By Sarah Coyne
JOPLIN, Mo. —
There's a small revolution under way in infant care practices, and it has nothing to do with the at-home versus working-mom debates. It's not breast versus bottle, either.
It's a bit more end-result oriented: We're dealing with cloth diapers, folks.
The problem with encouraging new parents to use cloth diapers for their babies is that they've already heard their own parents' opinions. Thirty years ago, cloth diapers -- folded rectangles, safety pins and rubber pants -- were common, and they were commonly reviled. If you weren't dealing with diaper rashes from poorly ventilated bottoms, you were dealing with blowouts and leaking.
It wasn't a formula for fanaticism. When disposable diapers landed, they were a huge hit.
Fast-forward a few decades, though, and the cloth diaper situation is almost unrecognizably different. There are hundreds of brands of cloth diapers on the market now.
You can find organic hemp alongside microfiber or bamboo inserts. And forget about rubber pants -- today's diapers come with breathable outer shells in fashionable patterns of wool or polyurethane-laminated fabric. These shells are easier to use than old-school diapers. Many come with adjustable snaps and buttons, so a baby could wear the exact same outer shells from the newborn stage all the way up through potty training.

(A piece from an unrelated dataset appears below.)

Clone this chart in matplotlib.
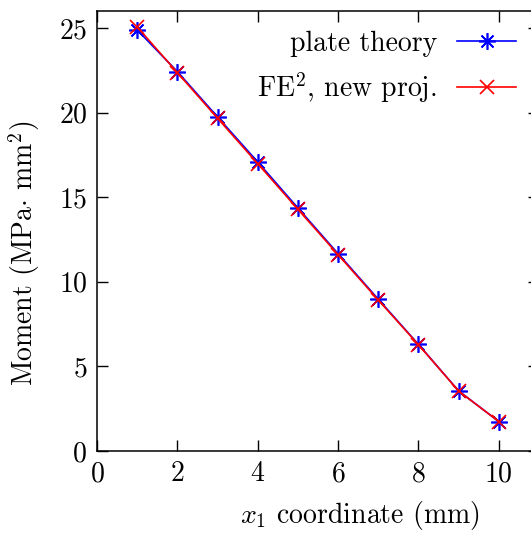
import matplotlib
matplotlib.use("Agg")
import matplotlib.pyplot as plt
import numpy as np

plt.rcParams["font.family"] = "serif"
plt.rcParams["font.serif"] = ["cmr10"]
plt.rcParams["mathtext.fontset"] = "cm"
plt.rcParams["axes.formatter.use_mathtext"] = True

# Bending moment along the plate
x_coord = [1, 2, 3, 4, 5, 6, 7, 8, 9, 10]
moment_plate = [24.88, 22.42, 19.74, 17.08, 14.36, 11.66, 8.97, 6.30, 3.55, 1.74]
moment_fe2 = [25.06, 22.36, 19.66, 16.98, 14.28, 11.60, 8.92, 6.28, 3.54, 1.74]

x_ticks = [0, 2, 4, 6, 8, 10]
y_ticks = [0, 5, 10, 15, 20, 25]

fig = plt.figure(figsize=(5.31, 5.34), dpi=100)
ax = fig.add_axes([97 / 531, 1 - 451 / 534, 442 / 531, 440 / 534])

ax.plot(x_coord, moment_plate, color="#0000ff", lw=1.2,
        marker=(8, 2, 0), ms=12, mew=1.2, label="plate theory")
ax.plot(x_coord, moment_fe2, color="#ff0000", lw=1.2,
        marker="x", ms=10, mew=1.2, label=r"FE$^2$, new proj.")

ax.set_xlim(0, 11)
ax.set_ylim(0, 26)
ax.set_xticks(x_ticks)
ax.set_yticks(y_ticks)

fs = 20
ax.tick_params(direction="in", length=8, width=1.0, top=True, right=True,
               labelsize=fs, pad=7)
for sp in ax.spines.values():
    sp.set_linewidth(1.1)

ax.set_xlabel(r"$x_1$ coordinate (mm)", fontsize=fs)
ax.set_ylabel(r"Moment (MPa$\cdot$ mm$^2$)", fontsize=fs)
ax.xaxis.set_label_coords(0.594, -0.11)
ax.yaxis.set_label_coords(-0.125, 0.45)

leg = ax.legend(loc="upper right", bbox_to_anchor=(0.948, 0.955), frameon=False,
                markerfirst=False, fontsize=fs, handlelength=2.12,
                handletextpad=0.72, labelspacing=0.47, borderaxespad=0.0,
                borderpad=0.0)

fig.savefig("out.png", dpi=100)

New parents who are considering cloth diapers can be overwhelmed by all of their options. There are hybrids, pre-folds, all-in-ones and pocket diapers, often with trademarked closure methods, all promising to be the simplest and most effective.
But cloth users also tend to be zealots -- they cheer loudly and often about the superiority of fluffy bottoms. Here are some things to consider if you're still trying to decide whether or not cloth diapering is right for your family.

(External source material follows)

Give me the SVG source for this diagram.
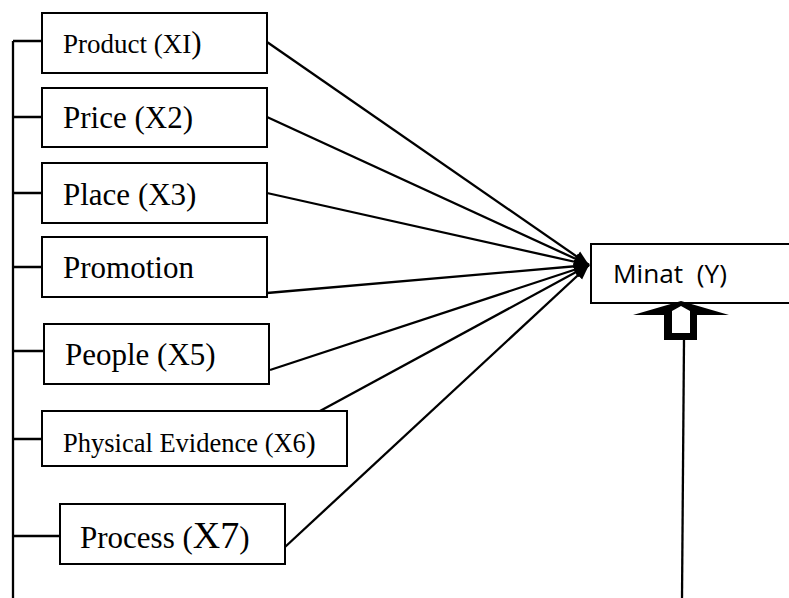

Entrance fees into the cloth-diapering game are not cheap. One pocket diaper can cost anywhere from $12 to $18, including the necessary inserts. You'll want about 24 diaper sets so you're not bound to be washing diapers every single day, plus a few extra-absorbency inserts for nighttime use. When the initial outlay is compared with what you would have spent on disposables, things get interesting.
Whitney Weston, a local mom, spent about $300 to begin her cloth diaper stash, buying some new and some second-hand. She calculated that she would have been spending at least $20 per week, or roughly $1,000 a year, if she'd been using disposables. If her son, Evan, is completely potty-trained by 3 years old, she will have saved somewhere in the range of $2,700.

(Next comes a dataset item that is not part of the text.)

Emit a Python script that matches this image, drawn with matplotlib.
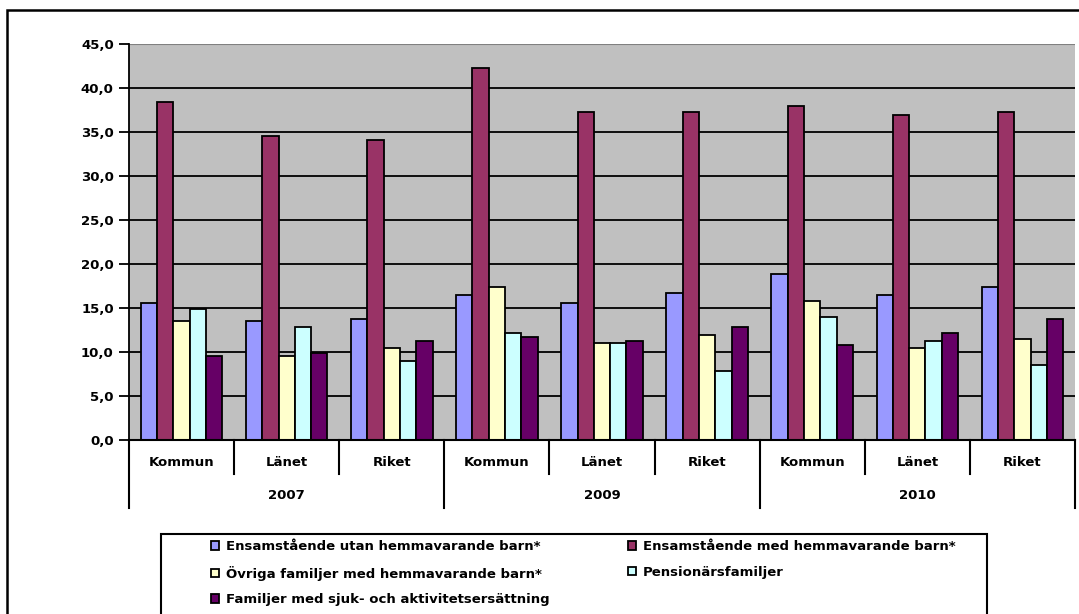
import matplotlib
matplotlib.use("Agg")
from matplotlib import pyplot as plt
from matplotlib.patches import Rectangle
import numpy as np

years = ['2007', '2009', '2010']
areas = ['Kommun', 'Länet', 'Riket']

series_names = [
    'Ensamstående utan hemmavarande barn*',
    'Ensamstående med hemmavarande barn*',
    'Övriga familjer med hemmavarande barn*',
    'Pensionärsfamiljer',
    'Familjer med sjuk- och aktivitetsersättning',
]

# values per category: 2007 K/L/R, 2009 K/L/R, 2010 K/L/R
utan_barn = [15.6, 13.5, 13.8, 16.5, 15.6, 16.7, 18.9, 16.5, 17.4]
med_barn = [38.4, 34.5, 34.1, 42.3, 37.3, 37.3, 38.0, 36.9, 37.3]
ovriga = [13.5, 9.5, 10.4, 17.4, 11.0, 11.9, 15.8, 10.4, 11.5]
pension = [14.9, 12.8, 9.0, 12.2, 11.0, 7.8, 14.0, 11.3, 8.5]
sjuk = [9.5, 9.9, 11.3, 11.7, 11.3, 12.8, 10.8, 12.2, 13.8]

colors = ['#9999FF', '#993366', '#FFFFCC', '#CCFFFF', '#660066']
yticks = [0, 5, 10, 15, 20, 25, 30, 35, 40, 45]

all_series = [utan_barn, med_barn, ovriga, pension, sjuk]

W, H = 1079, 614
fig = plt.figure(figsize=(W / 100, H / 100), dpi=100)
plt.rcParams['font.family'] = ['DejaVu Sans']

# outer chart frame
fig.patches.append(Rectangle((7 / W, -0.1), 1.2, 1 - 10 / H + 0.1, transform=fig.transFigure,
                             fill=False, edgecolor='black', linewidth=1.8))

ax = fig.add_axes([129 / W, 1 - 440 / H, (1075 - 129) / W, 396 / H])
ax.set_facecolor('#C0C0C0')

n_cat = len(years) * len(areas)
x = np.arange(n_cat)
bw = 0.155
for i, (vals, col, name) in enumerate(zip(all_series, colors, series_names)):
    ax.bar(x + (i - 2) * bw, vals, width=bw, color=col, edgecolor='black',
           linewidth=1.3, label=name, zorder=3)

ax.set_xlim(-0.5, n_cat - 0.5)
ax.set_ylim(0, 45)
ax.set_yticks(yticks)
ax.set_yticklabels([f'{v:.1f}'.replace('.', ',') for v in yticks],
                   fontsize=9.5, fontweight='bold')
ax.tick_params(axis='y', length=7, width=1.3, direction='out', pad=4)
ax.set_xticks([])
for v in yticks[1:-1]:
    ax.axhline(v, color='black', linewidth=1.3, zorder=1)
ax.axhline(45, color='#808080', linewidth=0.8, zorder=1)

for side in ['top', 'right']:
    ax.spines[side].set_visible(False)
ax.spines['left'].set_linewidth(1.3)
ax.spines['bottom'].set_linewidth(1.5)
ax.spines['bottom'].set_zorder(4)

# two-level category axis
trans = ax.get_xaxis_transform()
for k in range(n_cat + 1):
    xe = k - 0.5
    y_end = -0.172 if k % 3 == 0 else -0.086
    ax.plot([xe, xe], [0, y_end], color='black', linewidth=1.5,
            transform=trans, clip_on=False)
for k in range(n_cat):
    ax.text(k, -0.058, areas[k % 3], transform=trans, ha='center', va='center',
            fontsize=9.5, fontweight='bold')
for j, yr in enumerate(years):
    ax.text(j * 3 + 1, -0.139, yr, transform=trans, ha='center', va='center',
            fontsize=9.5, fontweight='bold')

# legend box
fig.patches.append(Rectangle((161 / W, -0.1), (987 - 161) / W, 1 - 534 / H + 0.1,
                             transform=fig.transFigure, fill=False,
                             edgecolor='black', linewidth=1.5))
handles, labels = ax.get_legend_handles_labels()
order = [0, 2, 4, 1, 3]
leg = fig.legend([handles[i] for i in order], [labels[i] for i in order],
                 loc='upper left', bbox_to_anchor=(211 / W, 1 - 540 / H),
                 ncol=2, frameon=False, fontsize=9.5, handlelength=0.6,
                 handleheight=0.6, handletextpad=0.5, columnspacing=6.0,
                 labelspacing=0.95, borderpad=0, borderaxespad=0)
for t in leg.get_texts():
    t.set_fontweight('bold')

plt.savefig('out.png', dpi=100)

Extend those same diapers across multiple children, and she's got a winning formula.
Saving the earth
Besides money, there's another thing you'll definitely be saving if you choose cloth: landfills. One child can use thousands of disposable diapers during babyhood, with each one going to a landfill.
Plastic and chemicals do not biodegrade very efficiently, meaning the earth is riddled with old, poopy diapers. Cloth, on the other hand, can be passed down to friends and family, or sold for a bit of profit. Sun-bleached and properly cleaned, cloth can last years and remove tons of waste from our already overburdened earth.
Happy to help
With so many options available, cloth diapers can seem unnecessarily intimidating. To sidestep all the confusion, find a friend who uses cloth and start asking questions.
Cloth diapering families seem especially enchanted with the method. They'll probably welcome you into their homes, show you their newly installed toilet sprayer, demonstrate their laundry habits and let you play with the real thing in person. If your luck holds out, the baby will have a fecally impressive performance to prove the worthiness of his or her cloth diaper.
Messes no matter what
New moms and dads may not have realized it yet, but they'll be dealing with lots of bodily evacuation in the coming months and years of parenthood. When you start worrying that you'll be grossed out by scraping yucky stuff from a cloth diaper, remember this: You'll be scraping yucky stuff regardless.
Babies are notoriously explosive. Even if you choose not to cloth diaper, you'll be cleaning slimy stains with surprising frequency. If you do use cloth, they can be added to your baby's other laundry or thrown in with the household towels, making for not much more work than you'll already be doing.
Before you strike down cloth diapering, remember that it doesn't have to be an all-or-nothing ordeal. Start small. Try a handful of diaper brands to get a feel for what you like best, and use disposables in the meantime.
To lessen your worries, find a baby boutique, explore the merchandise, and consider this your first battle won: You'll never fear cloth diapers again.